Drop every picture, then transcribe the remaining data exactly.
________
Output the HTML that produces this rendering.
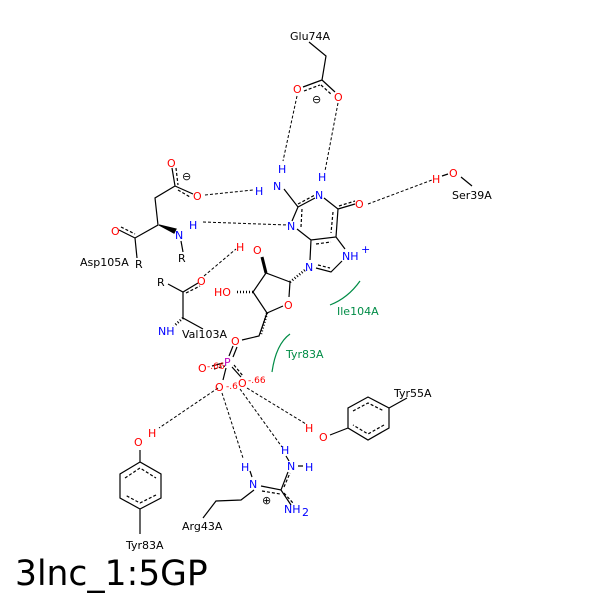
<!DOCTYPE html>
<html><head><meta charset="utf-8"><style>
html,body{margin:0;padding:0;background:#fff}
svg{display:block}
text{font-family:"DejaVu Sans","Liberation Sans",sans-serif;font-size:11px}
.b{fill:#0000ff}.r{fill:#ff0000}.k{fill:#000}.g{fill:#008c46}.m{fill:#c000c0}
</style></head><body>
<svg width="600" height="600" viewBox="0 0 600 600" xmlns="http://www.w3.org/2000/svg">
<rect width="600" height="600" fill="#fff"/>
<g stroke="#000" stroke-width="1.2" fill="none">
<!-- Glu74 -->
<path d="M309 42 L326 56 L322 80 L303 87 M322 80 L335 92"/>
<path d="M304 91 L320 85 M321 85 L332 95" stroke-dasharray="3,2"/>
<!-- guanine -->
<path d="M284 189 L298 207 L315 198 M324 198 L338 209 L336 237 L311 240 L297 229 M292 221 L298 207 M338 209 L355 204 M311 240 L310 260 M316 268 L331 272 L342 261 M345 249 L336 237"/>
<path d="M302 209 L301 227 M333 212 L331 233 M316 244 L331 242 M318 265 L330 268 M339 206 L355 201 M298 204 L315 195" stroke-dasharray="3,2"/>
<!-- ribose -->
<path d="M290 282 L289 297 M283 306 L267 313 L253 292 L266 273 L290 282 M267 313 L259 336 L242 340"/>
<path d="M266 273 L262 257" stroke-width="3"/>
<path d="M290 282 L305 270 M253 292 L237 292 M267 313 L261 334" stroke-dasharray="1,2" stroke-width="2.5"/>
<!-- phosphate -->
<path d="M233 346 L229 356 M237 347 L233 357"/>
<path d="M226 368 L223 380 M232 367 L241 377 M212 366 L223 363"/>
<path d="M214 369 L225 366 M234 365 L243 376" stroke-dasharray="3,2"/>
<!-- Asp105 -->
<path d="M172 168 L175 186 L193 194 M175 186 L155 198 L158 225 L135 238 L119 230 M135 238 L137 258 M181 241 L183 252"/>
<path d="M176 168 L178 185 M178 190 L190 197 M121 227 L135 234" stroke-dasharray="3,2"/>
<path d="M159 225 L174 233 L176 229 Z" fill="#000"/>
<!-- Val103 -->
<path d="M168 284 L183 292 L198 283 M183 292 L183 318 L203 329"/>
<path d="M186 293 L200 286" stroke-dasharray="3,2"/>
<path d="M183 318 L174 326" stroke-dasharray="1,2" stroke-width="2.5"/>
<!-- Ser39 -->
<path d="M461 177 L472 186 M442 176 L448 174"/>
<!-- Tyr55 -->
<path d="M330 435 L348 428 M348 428 L348 408 L368 397 L389 408 L389 428 L368 440 Z M389 408 L407 398"/>
<path d="M353 411 L368 403 L384 411 M384 425 L368 434 L353 425" stroke-dasharray="3,2"/>
<!-- Tyr83 bottom -->
<path d="M140 450 L140 462 M140 462 L120 474 L120 498 L140 509 L161 498 L161 474 Z M140 509 L140 534"/>
<path d="M125 478 L140 468 L156 478 M156 495 L140 503 L125 495" stroke-dasharray="3,2"/>
<!-- Arg43 -->
<path d="M261 486 L281 490 L288 472 M281 490 L291 505 M254 490 L241 500 L216 501 L203 518 M298 466 L303 466 M286 456 L289 461 M250 471 L252 477"/>
<path d="M262 491 L280 494 M284 493 L293 503 M284 487 L290 473" stroke-dasharray="3,2"/>
</g>
<!-- hbonds -->
<g stroke="#000" stroke-width="1" fill="none" stroke-dasharray="3,2">
<path d="M297 96 L283 161 M338 103 L325 171 M205 195 L253 190 M203 222 L288 225 M368 204 L432 180 M204 276 L236 249 M218 388 L159 428 M222 393 L243 458 M240 389 L282 447 M247 388 L306 424"/>
</g>
<!-- green arcs -->
<path d="M330 305 Q348 298 360 281" stroke="#008c46" stroke-width="1.2" fill="none"/>
<path d="M272 372 Q276 344 290 334" stroke="#008c46" stroke-width="1.2" fill="none"/>
<!-- labels -->
<text x="290" y="40" class="k" font-size="10">Glu74A</text>
<text x="293" y="93" class="r">O</text><text x="334" y="101" class="r">O</text>
<text x="312" y="103" class="k">⊖</text>
<text x="278" y="173" class="b">H</text><text x="273" y="190" class="b">N</text><text x="255" y="195" class="b">H</text>
<text x="318" y="181" class="b">H</text><text x="315" y="199" class="b">N</text>
<text x="355" y="208" class="r">O</text>
<text x="287" y="230" class="b">N</text>
<text x="342" y="260" class="b">NH</text><text x="361" y="253" class="b" font-size="8">+</text>
<text x="305" y="271" class="b">N</text>
<text x="284" y="309" class="r">O</text>
<text x="253" y="254" class="r">O</text><text x="236" y="251" class="r">H</text>
<text x="214" y="296" class="r">HO</text>
<text x="231" y="345" class="r">O</text>
<text x="224" y="366" class="m">P</text>
<text x="198" y="372" class="r">O</text><text x="207" y="369" class="r" style="font-size:9px">-.66</text>
<text x="215" y="391" class="r">O</text><text x="226" y="389" class="r" style="font-size:9px">-.6</text>
<text x="238" y="387" class="r">O</text><text x="248" y="383" class="r" style="font-size:9px">-.66</text>
<text x="167" y="167" class="r">O</text><text x="182" y="180" class="k">⊖</text>
<text x="193" y="200" class="r">O</text>
<text x="111" y="235" class="r">O</text>
<text x="175" y="239" class="b">N</text><text x="189" y="229" class="b">H</text>
<text x="178" y="262" class="k">R</text>
<text x="80" y="266" class="k" font-size="10">Asp105A</text><text x="135" y="268" class="k">R</text>
<text x="157" y="286" class="k">R</text><text x="197" y="285" class="r">O</text>
<text x="158" y="335" class="b">NH</text>
<text x="182" y="338" class="k" font-size="10">Val103A</text>
<text x="432" y="183" class="r">H</text><text x="449" y="177" class="r">O</text>
<text x="452" y="199" class="k" font-size="10">Ser39A</text>
<text x="337" y="315" class="g" font-size="10">Ile104A</text>
<text x="286" y="358" class="g" font-size="10">Tyr83A</text>
<text x="394" y="397" class="k" font-size="10">Tyr55A</text>
<text x="305" y="432" class="r">H</text><text x="319" y="441" class="r">O</text>
<text x="134" y="446" class="r">O</text><text x="148" y="437" class="r">H</text>
<text x="126" y="549" class="k" font-size="10">Tyr83A</text>
<text x="241" y="471" class="b">H</text><text x="249" y="488" class="b">N</text>
<text x="281" y="454" class="b">H</text><text x="287" y="470" class="b">N</text><text x="305" y="471" class="b">H</text>
<text x="262" y="504" class="k">⊕</text>
<text x="284" y="513" class="b">NH</text><text x="302" y="516" class="b" font-size="8">2</text>
<text x="182" y="530" class="k" font-size="10">Arg43A</text>
<text x="15" y="585" class="k" style="font-size:34.5px">3lnc_1:5GP</text>
</svg>
</body></html>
________
**Task solution:**
Output the HTML that produces this rendering.
<!DOCTYPE html>
<html><head><meta charset="utf-8"><style>
html,body{margin:0;padding:0;background:#fff}
svg{display:block}
text{font-family:"DejaVu Sans","Liberation Sans",sans-serif;font-size:11px}
.b{fill:#0000ff}.r{fill:#ff0000}.k{fill:#000}.g{fill:#008c46}.m{fill:#c000c0}
</style></head><body>
<svg width="600" height="600" viewBox="0 0 600 600" xmlns="http://www.w3.org/2000/svg">
<rect width="600" height="600" fill="#fff"/>
<g stroke="#000" stroke-width="1.2" fill="none">
<!-- Glu74 -->
<path d="M309 42 L326 56 L322 80 L303 87 M322 80 L335 92"/>
<path d="M304 91 L320 85 M321 85 L332 95" stroke-dasharray="3,2"/>
<!-- guanine -->
<path d="M284 189 L298 207 L315 198 M324 198 L338 209 L336 237 L311 240 L297 229 M292 221 L298 207 M338 209 L355 204 M311 240 L310 260 M316 268 L331 272 L342 261 M345 249 L336 237"/>
<path d="M302 209 L301 227 M333 212 L331 233 M316 244 L331 242 M318 265 L330 268 M339 206 L355 201 M298 204 L315 195" stroke-dasharray="3,2"/>
<!-- ribose -->
<path d="M290 282 L289 297 M283 306 L267 313 L253 292 L266 273 L290 282 M267 313 L259 336 L242 340"/>
<path d="M266 273 L262 257" stroke-width="3"/>
<path d="M290 282 L305 270 M253 292 L237 292 M267 313 L261 334" stroke-dasharray="1,2" stroke-width="2.5"/>
<!-- phosphate -->
<path d="M233 346 L229 356 M237 347 L233 357"/>
<path d="M226 368 L223 380 M232 367 L241 377 M212 366 L223 363"/>
<path d="M214 369 L225 366 M234 365 L243 376" stroke-dasharray="3,2"/>
<!-- Asp105 -->
<path d="M172 168 L175 186 L193 194 M175 186 L155 198 L158 225 L135 238 L119 230 M135 238 L137 258 M181 241 L183 252"/>
<path d="M176 168 L178 185 M178 190 L190 197 M121 227 L135 234" stroke-dasharray="3,2"/>
<path d="M159 225 L174 233 L176 229 Z" fill="#000"/>
<!-- Val103 -->
<path d="M168 284 L183 292 L198 283 M183 292 L183 318 L203 329"/>
<path d="M186 293 L200 286" stroke-dasharray="3,2"/>
<path d="M183 318 L174 326" stroke-dasharray="1,2" stroke-width="2.5"/>
<!-- Ser39 -->
<path d="M461 177 L472 186 M442 176 L448 174"/>
<!-- Tyr55 -->
<path d="M330 435 L348 428 M348 428 L348 408 L368 397 L389 408 L389 428 L368 440 Z M389 408 L407 398"/>
<path d="M353 411 L368 403 L384 411 M384 425 L368 434 L353 425" stroke-dasharray="3,2"/>
<!-- Tyr83 bottom -->
<path d="M140 450 L140 462 M140 462 L120 474 L120 498 L140 509 L161 498 L161 474 Z M140 509 L140 534"/>
<path d="M125 478 L140 468 L156 478 M156 495 L140 503 L125 495" stroke-dasharray="3,2"/>
<!-- Arg43 -->
<path d="M261 486 L281 490 L288 472 M281 490 L291 505 M254 490 L241 500 L216 501 L203 518 M298 466 L303 466 M286 456 L289 461 M250 471 L252 477"/>
<path d="M262 491 L280 494 M284 493 L293 503 M284 487 L290 473" stroke-dasharray="3,2"/>
</g>
<!-- hbonds -->
<g stroke="#000" stroke-width="1" fill="none" stroke-dasharray="3,2">
<path d="M297 96 L283 161 M338 103 L325 171 M205 195 L253 190 M203 222 L288 225 M368 204 L432 180 M204 276 L236 249 M218 388 L159 428 M222 393 L243 458 M240 389 L282 447 M247 388 L306 424"/>
</g>
<!-- green arcs -->
<path d="M330 305 Q348 298 360 281" stroke="#008c46" stroke-width="1.2" fill="none"/>
<path d="M272 372 Q276 344 290 334" stroke="#008c46" stroke-width="1.2" fill="none"/>
<!-- labels -->
<text x="290" y="40" class="k" font-size="10">Glu74A</text>
<text x="293" y="93" class="r">O</text><text x="334" y="101" class="r">O</text>
<text x="312" y="103" class="k">⊖</text>
<text x="278" y="173" class="b">H</text><text x="273" y="190" class="b">N</text><text x="255" y="195" class="b">H</text>
<text x="318" y="181" class="b">H</text><text x="315" y="199" class="b">N</text>
<text x="355" y="208" class="r">O</text>
<text x="287" y="230" class="b">N</text>
<text x="342" y="260" class="b">NH</text><text x="361" y="253" class="b" font-size="8">+</text>
<text x="305" y="271" class="b">N</text>
<text x="284" y="309" class="r">O</text>
<text x="253" y="254" class="r">O</text><text x="236" y="251" class="r">H</text>
<text x="214" y="296" class="r">HO</text>
<text x="231" y="345" class="r">O</text>
<text x="224" y="366" class="m">P</text>
<text x="198" y="372" class="r">O</text><text x="207" y="369" class="r" style="font-size:9px">-.66</text>
<text x="215" y="391" class="r">O</text><text x="226" y="389" class="r" style="font-size:9px">-.6</text>
<text x="238" y="387" class="r">O</text><text x="248" y="383" class="r" style="font-size:9px">-.66</text>
<text x="167" y="167" class="r">O</text><text x="182" y="180" class="k">⊖</text>
<text x="193" y="200" class="r">O</text>
<text x="111" y="235" class="r">O</text>
<text x="175" y="239" class="b">N</text><text x="189" y="229" class="b">H</text>
<text x="178" y="262" class="k">R</text>
<text x="80" y="266" class="k" font-size="10">Asp105A</text><text x="135" y="268" class="k">R</text>
<text x="157" y="286" class="k">R</text><text x="197" y="285" class="r">O</text>
<text x="158" y="335" class="b">NH</text>
<text x="182" y="338" class="k" font-size="10">Val103A</text>
<text x="432" y="183" class="r">H</text><text x="449" y="177" class="r">O</text>
<text x="452" y="199" class="k" font-size="10">Ser39A</text>
<text x="337" y="315" class="g" font-size="10">Ile104A</text>
<text x="286" y="358" class="g" font-size="10">Tyr83A</text>
<text x="394" y="397" class="k" font-size="10">Tyr55A</text>
<text x="305" y="432" class="r">H</text><text x="319" y="441" class="r">O</text>
<text x="134" y="446" class="r">O</text><text x="148" y="437" class="r">H</text>
<text x="126" y="549" class="k" font-size="10">Tyr83A</text>
<text x="241" y="471" class="b">H</text><text x="249" y="488" class="b">N</text>
<text x="281" y="454" class="b">H</text><text x="287" y="470" class="b">N</text><text x="305" y="471" class="b">H</text>
<text x="262" y="504" class="k">⊕</text>
<text x="284" y="513" class="b">NH</text><text x="302" y="516" class="b" font-size="8">2</text>
<text x="182" y="530" class="k" font-size="10">Arg43A</text>
<text x="15" y="585" class="k" style="font-size:34.5px">3lnc_1:5GP</text>
</svg>
</body></html>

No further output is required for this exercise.